--- Exercise brief ---
Exclude the pictures and return every line exactly as written.

--- Available data ---
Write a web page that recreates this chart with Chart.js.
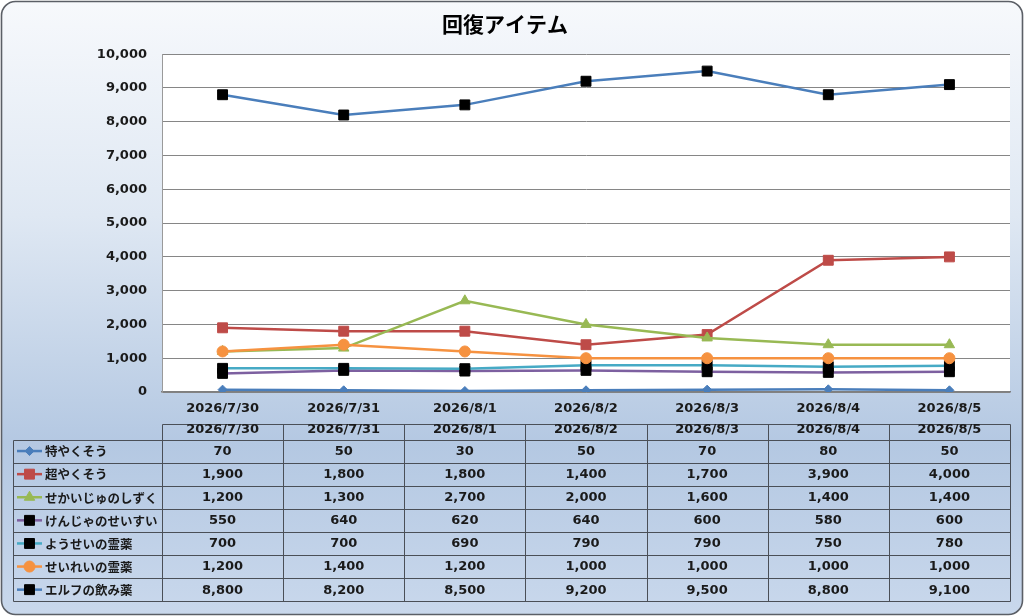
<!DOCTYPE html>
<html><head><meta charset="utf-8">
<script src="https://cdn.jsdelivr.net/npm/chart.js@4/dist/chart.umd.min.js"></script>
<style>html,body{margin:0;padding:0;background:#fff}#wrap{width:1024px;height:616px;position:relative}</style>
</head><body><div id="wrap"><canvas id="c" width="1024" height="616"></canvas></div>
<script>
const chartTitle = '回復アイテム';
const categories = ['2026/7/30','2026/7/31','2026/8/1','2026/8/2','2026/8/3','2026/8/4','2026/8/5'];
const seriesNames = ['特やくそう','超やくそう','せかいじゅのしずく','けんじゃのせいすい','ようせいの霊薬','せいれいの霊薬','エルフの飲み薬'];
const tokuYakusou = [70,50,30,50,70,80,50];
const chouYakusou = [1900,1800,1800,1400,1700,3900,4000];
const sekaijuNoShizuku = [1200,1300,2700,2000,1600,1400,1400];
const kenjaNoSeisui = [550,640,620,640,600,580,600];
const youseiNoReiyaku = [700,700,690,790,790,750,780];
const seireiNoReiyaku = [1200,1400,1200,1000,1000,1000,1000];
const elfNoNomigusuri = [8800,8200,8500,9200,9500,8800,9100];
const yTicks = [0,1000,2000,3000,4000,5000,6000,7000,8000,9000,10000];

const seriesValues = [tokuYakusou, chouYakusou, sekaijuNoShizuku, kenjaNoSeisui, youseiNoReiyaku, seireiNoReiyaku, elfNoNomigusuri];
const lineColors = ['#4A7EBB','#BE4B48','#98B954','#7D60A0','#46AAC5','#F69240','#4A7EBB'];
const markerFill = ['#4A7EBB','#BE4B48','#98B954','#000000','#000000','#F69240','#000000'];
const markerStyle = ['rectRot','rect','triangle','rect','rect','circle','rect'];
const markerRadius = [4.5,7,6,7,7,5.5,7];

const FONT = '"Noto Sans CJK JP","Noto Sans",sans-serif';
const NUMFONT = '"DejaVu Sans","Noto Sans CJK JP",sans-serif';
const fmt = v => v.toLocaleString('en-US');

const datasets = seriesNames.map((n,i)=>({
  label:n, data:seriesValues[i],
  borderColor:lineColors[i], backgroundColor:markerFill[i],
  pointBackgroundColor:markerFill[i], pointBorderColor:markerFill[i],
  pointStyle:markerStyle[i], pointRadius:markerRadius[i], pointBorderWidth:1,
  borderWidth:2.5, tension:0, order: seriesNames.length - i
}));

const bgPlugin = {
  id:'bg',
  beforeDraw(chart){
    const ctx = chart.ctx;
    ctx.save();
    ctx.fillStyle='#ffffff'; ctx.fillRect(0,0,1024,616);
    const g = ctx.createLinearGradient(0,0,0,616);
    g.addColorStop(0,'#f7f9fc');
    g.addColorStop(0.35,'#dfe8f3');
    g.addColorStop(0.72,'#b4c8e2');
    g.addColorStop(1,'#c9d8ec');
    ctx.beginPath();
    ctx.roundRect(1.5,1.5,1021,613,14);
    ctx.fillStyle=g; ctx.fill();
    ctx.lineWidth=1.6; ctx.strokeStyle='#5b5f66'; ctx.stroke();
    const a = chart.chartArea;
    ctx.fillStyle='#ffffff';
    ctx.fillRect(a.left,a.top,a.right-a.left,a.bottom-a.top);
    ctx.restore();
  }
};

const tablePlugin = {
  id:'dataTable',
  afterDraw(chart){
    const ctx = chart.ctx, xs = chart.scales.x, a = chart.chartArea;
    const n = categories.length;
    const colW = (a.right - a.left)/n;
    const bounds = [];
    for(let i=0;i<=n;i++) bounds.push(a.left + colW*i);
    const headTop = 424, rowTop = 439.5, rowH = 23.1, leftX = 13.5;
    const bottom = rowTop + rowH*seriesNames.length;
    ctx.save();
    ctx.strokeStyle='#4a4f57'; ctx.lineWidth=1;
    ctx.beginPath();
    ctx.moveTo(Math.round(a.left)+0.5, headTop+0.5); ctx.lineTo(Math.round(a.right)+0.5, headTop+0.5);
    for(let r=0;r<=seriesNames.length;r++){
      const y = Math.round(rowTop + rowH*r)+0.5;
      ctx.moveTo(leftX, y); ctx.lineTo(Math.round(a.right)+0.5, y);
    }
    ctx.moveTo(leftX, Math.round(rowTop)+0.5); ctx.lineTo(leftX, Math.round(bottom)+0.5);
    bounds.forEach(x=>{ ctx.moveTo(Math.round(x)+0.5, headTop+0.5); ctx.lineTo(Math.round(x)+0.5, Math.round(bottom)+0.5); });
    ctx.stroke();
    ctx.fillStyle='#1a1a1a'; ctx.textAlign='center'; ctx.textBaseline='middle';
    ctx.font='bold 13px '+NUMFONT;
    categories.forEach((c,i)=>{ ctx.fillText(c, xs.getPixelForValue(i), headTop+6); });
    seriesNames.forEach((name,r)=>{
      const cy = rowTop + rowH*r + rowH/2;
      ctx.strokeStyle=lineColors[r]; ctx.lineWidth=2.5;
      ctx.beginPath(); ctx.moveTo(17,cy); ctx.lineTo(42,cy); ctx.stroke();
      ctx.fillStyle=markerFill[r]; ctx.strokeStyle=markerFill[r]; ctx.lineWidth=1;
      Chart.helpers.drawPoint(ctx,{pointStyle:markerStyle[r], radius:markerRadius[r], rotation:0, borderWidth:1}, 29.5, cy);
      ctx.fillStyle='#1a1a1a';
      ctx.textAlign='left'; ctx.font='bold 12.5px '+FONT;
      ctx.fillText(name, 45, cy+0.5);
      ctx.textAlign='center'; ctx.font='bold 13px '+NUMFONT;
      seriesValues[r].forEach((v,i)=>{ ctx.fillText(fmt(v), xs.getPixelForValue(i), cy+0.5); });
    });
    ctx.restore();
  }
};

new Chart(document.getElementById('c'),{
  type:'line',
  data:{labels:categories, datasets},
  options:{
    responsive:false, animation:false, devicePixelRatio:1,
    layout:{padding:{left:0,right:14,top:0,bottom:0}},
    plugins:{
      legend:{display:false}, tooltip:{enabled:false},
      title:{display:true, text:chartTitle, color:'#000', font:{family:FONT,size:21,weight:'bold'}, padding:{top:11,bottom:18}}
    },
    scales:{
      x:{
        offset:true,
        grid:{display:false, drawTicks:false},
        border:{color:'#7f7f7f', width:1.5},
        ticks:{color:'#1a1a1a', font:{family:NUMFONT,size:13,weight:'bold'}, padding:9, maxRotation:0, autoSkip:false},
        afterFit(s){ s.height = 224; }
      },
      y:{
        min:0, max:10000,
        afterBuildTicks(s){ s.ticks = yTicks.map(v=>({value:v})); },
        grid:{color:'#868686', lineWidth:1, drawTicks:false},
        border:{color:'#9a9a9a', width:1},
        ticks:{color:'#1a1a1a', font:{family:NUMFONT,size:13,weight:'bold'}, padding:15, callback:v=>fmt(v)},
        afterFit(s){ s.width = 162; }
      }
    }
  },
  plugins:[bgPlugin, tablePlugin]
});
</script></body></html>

--- Worked answer ---
Write a web page that recreates this chart with Chart.js.
<!DOCTYPE html>
<html><head><meta charset="utf-8">
<script src="https://cdn.jsdelivr.net/npm/chart.js@4/dist/chart.umd.min.js"></script>
<style>html,body{margin:0;padding:0;background:#fff}#wrap{width:1024px;height:616px;position:relative}</style>
</head><body><div id="wrap"><canvas id="c" width="1024" height="616"></canvas></div>
<script>
const chartTitle = '回復アイテム';
const categories = ['2026/7/30','2026/7/31','2026/8/1','2026/8/2','2026/8/3','2026/8/4','2026/8/5'];
const seriesNames = ['特やくそう','超やくそう','せかいじゅのしずく','けんじゃのせいすい','ようせいの霊薬','せいれいの霊薬','エルフの飲み薬'];
const tokuYakusou = [70,50,30,50,70,80,50];
const chouYakusou = [1900,1800,1800,1400,1700,3900,4000];
const sekaijuNoShizuku = [1200,1300,2700,2000,1600,1400,1400];
const kenjaNoSeisui = [550,640,620,640,600,580,600];
const youseiNoReiyaku = [700,700,690,790,790,750,780];
const seireiNoReiyaku = [1200,1400,1200,1000,1000,1000,1000];
const elfNoNomigusuri = [8800,8200,8500,9200,9500,8800,9100];
const yTicks = [0,1000,2000,3000,4000,5000,6000,7000,8000,9000,10000];

const seriesValues = [tokuYakusou, chouYakusou, sekaijuNoShizuku, kenjaNoSeisui, youseiNoReiyaku, seireiNoReiyaku, elfNoNomigusuri];
const lineColors = ['#4A7EBB','#BE4B48','#98B954','#7D60A0','#46AAC5','#F69240','#4A7EBB'];
const markerFill = ['#4A7EBB','#BE4B48','#98B954','#000000','#000000','#F69240','#000000'];
const markerStyle = ['rectRot','rect','triangle','rect','rect','circle','rect'];
const markerRadius = [4.5,7,6,7,7,5.5,7];

const FONT = '"Noto Sans CJK JP","Noto Sans",sans-serif';
const NUMFONT = '"DejaVu Sans","Noto Sans CJK JP",sans-serif';
const fmt = v => v.toLocaleString('en-US');

const datasets = seriesNames.map((n,i)=>({
  label:n, data:seriesValues[i],
  borderColor:lineColors[i], backgroundColor:markerFill[i],
  pointBackgroundColor:markerFill[i], pointBorderColor:markerFill[i],
  pointStyle:markerStyle[i], pointRadius:markerRadius[i], pointBorderWidth:1,
  borderWidth:2.5, tension:0, order: seriesNames.length - i
}));

const bgPlugin = {
  id:'bg',
  beforeDraw(chart){
    const ctx = chart.ctx;
    ctx.save();
    ctx.fillStyle='#ffffff'; ctx.fillRect(0,0,1024,616);
    const g = ctx.createLinearGradient(0,0,0,616);
    g.addColorStop(0,'#f7f9fc');
    g.addColorStop(0.35,'#dfe8f3');
    g.addColorStop(0.72,'#b4c8e2');
    g.addColorStop(1,'#c9d8ec');
    ctx.beginPath();
    ctx.roundRect(1.5,1.5,1021,613,14);
    ctx.fillStyle=g; ctx.fill();
    ctx.lineWidth=1.6; ctx.strokeStyle='#5b5f66'; ctx.stroke();
    const a = chart.chartArea;
    ctx.fillStyle='#ffffff';
    ctx.fillRect(a.left,a.top,a.right-a.left,a.bottom-a.top);
    ctx.restore();
  }
};

const tablePlugin = {
  id:'dataTable',
  afterDraw(chart){
    const ctx = chart.ctx, xs = chart.scales.x, a = chart.chartArea;
    const n = categories.length;
    const colW = (a.right - a.left)/n;
    const bounds = [];
    for(let i=0;i<=n;i++) bounds.push(a.left + colW*i);
    const headTop = 424, rowTop = 439.5, rowH = 23.1, leftX = 13.5;
    const bottom = rowTop + rowH*seriesNames.length;
    ctx.save();
    ctx.strokeStyle='#4a4f57'; ctx.lineWidth=1;
    ctx.beginPath();
    ctx.moveTo(Math.round(a.left)+0.5, headTop+0.5); ctx.lineTo(Math.round(a.right)+0.5, headTop+0.5);
    for(let r=0;r<=seriesNames.length;r++){
      const y = Math.round(rowTop + rowH*r)+0.5;
      ctx.moveTo(leftX, y); ctx.lineTo(Math.round(a.right)+0.5, y);
    }
    ctx.moveTo(leftX, Math.round(rowTop)+0.5); ctx.lineTo(leftX, Math.round(bottom)+0.5);
    bounds.forEach(x=>{ ctx.moveTo(Math.round(x)+0.5, headTop+0.5); ctx.lineTo(Math.round(x)+0.5, Math.round(bottom)+0.5); });
    ctx.stroke();
    ctx.fillStyle='#1a1a1a'; ctx.textAlign='center'; ctx.textBaseline='middle';
    ctx.font='bold 13px '+NUMFONT;
    categories.forEach((c,i)=>{ ctx.fillText(c, xs.getPixelForValue(i), headTop+6); });
    seriesNames.forEach((name,r)=>{
      const cy = rowTop + rowH*r + rowH/2;
      ctx.strokeStyle=lineColors[r]; ctx.lineWidth=2.5;
      ctx.beginPath(); ctx.moveTo(17,cy); ctx.lineTo(42,cy); ctx.stroke();
      ctx.fillStyle=markerFill[r]; ctx.strokeStyle=markerFill[r]; ctx.lineWidth=1;
      Chart.helpers.drawPoint(ctx,{pointStyle:markerStyle[r], radius:markerRadius[r], rotation:0, borderWidth:1}, 29.5, cy);
      ctx.fillStyle='#1a1a1a';
      ctx.textAlign='left'; ctx.font='bold 12.5px '+FONT;
      ctx.fillText(name, 45, cy+0.5);
      ctx.textAlign='center'; ctx.font='bold 13px '+NUMFONT;
      seriesValues[r].forEach((v,i)=>{ ctx.fillText(fmt(v), xs.getPixelForValue(i), cy+0.5); });
    });
    ctx.restore();
  }
};

new Chart(document.getElementById('c'),{
  type:'line',
  data:{labels:categories, datasets},
  options:{
    responsive:false, animation:false, devicePixelRatio:1,
    layout:{padding:{left:0,right:14,top:0,bottom:0}},
    plugins:{
      legend:{display:false}, tooltip:{enabled:false},
      title:{display:true, text:chartTitle, color:'#000', font:{family:FONT,size:21,weight:'bold'}, padding:{top:11,bottom:18}}
    },
    scales:{
      x:{
        offset:true,
        grid:{display:false, drawTicks:false},
        border:{color:'#7f7f7f', width:1.5},
        ticks:{color:'#1a1a1a', font:{family:NUMFONT,size:13,weight:'bold'}, padding:9, maxRotation:0, autoSkip:false},
        afterFit(s){ s.height = 224; }
      },
      y:{
        min:0, max:10000,
        afterBuildTicks(s){ s.ticks = yTicks.map(v=>({value:v})); },
        grid:{color:'#868686', lineWidth:1, drawTicks:false},
        border:{color:'#9a9a9a', width:1},
        ticks:{color:'#1a1a1a', font:{family:NUMFONT,size:13,weight:'bold'}, padding:15, callback:v=>fmt(v)},
        afterFit(s){ s.width = 162; }
      }
    }
  },
  plugins:[bgPlugin, tablePlugin]
});
</script></body></html>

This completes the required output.